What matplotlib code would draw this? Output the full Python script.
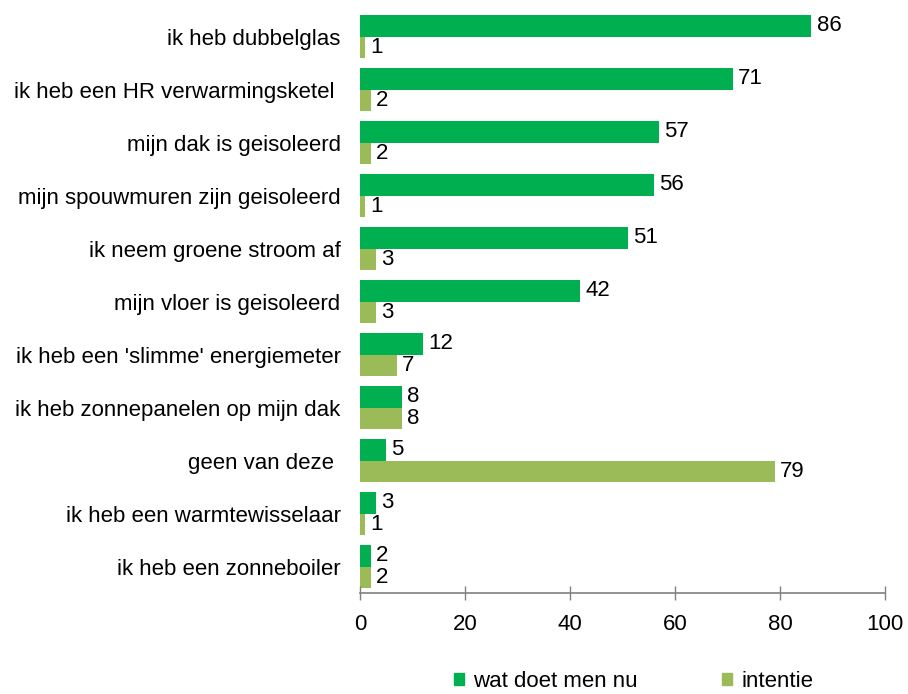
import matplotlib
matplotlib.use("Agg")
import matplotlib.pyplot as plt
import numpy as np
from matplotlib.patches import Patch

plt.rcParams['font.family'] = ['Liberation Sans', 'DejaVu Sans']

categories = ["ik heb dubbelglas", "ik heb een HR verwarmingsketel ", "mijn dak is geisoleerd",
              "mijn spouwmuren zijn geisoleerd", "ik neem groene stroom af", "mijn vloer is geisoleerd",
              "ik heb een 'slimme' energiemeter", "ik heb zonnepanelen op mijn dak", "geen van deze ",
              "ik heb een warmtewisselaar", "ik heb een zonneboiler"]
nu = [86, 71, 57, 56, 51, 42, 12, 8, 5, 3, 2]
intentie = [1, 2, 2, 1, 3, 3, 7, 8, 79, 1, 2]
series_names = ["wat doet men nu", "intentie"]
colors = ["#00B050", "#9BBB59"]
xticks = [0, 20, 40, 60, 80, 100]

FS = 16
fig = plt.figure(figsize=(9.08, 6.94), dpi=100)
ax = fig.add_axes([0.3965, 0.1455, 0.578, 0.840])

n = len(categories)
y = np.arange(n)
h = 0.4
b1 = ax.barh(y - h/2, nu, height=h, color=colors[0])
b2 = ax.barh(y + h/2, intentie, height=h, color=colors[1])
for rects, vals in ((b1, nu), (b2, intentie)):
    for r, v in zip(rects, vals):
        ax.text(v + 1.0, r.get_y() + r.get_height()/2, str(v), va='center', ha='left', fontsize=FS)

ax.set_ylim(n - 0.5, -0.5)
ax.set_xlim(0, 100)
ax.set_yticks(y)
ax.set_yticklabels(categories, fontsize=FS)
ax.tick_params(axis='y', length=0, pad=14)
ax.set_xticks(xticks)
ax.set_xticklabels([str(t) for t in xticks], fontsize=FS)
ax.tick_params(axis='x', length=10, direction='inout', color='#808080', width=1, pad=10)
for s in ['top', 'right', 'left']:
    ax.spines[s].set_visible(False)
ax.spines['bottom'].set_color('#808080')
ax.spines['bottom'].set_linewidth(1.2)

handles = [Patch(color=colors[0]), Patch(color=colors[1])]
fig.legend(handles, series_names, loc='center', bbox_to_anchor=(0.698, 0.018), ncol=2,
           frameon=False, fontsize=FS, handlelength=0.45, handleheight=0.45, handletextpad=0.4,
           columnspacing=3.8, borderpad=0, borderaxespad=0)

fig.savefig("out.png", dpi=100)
===
→ **GIVEN REQUEST**
Could the lines from the top of the material through the line with "plt.rcParams['font.family'] = ['Liberation" be repeated exactly, pictures left out?

→ **EXERCISE ANSWER**
What matplotlib code would draw this? Output the full Python script.
import matplotlib
matplotlib.use("Agg")
import matplotlib.pyplot as plt
import numpy as np
from matplotlib.patches import Patch

plt.rcParams['font.family'] = ['Liberation Sans', 'DejaVu Sans']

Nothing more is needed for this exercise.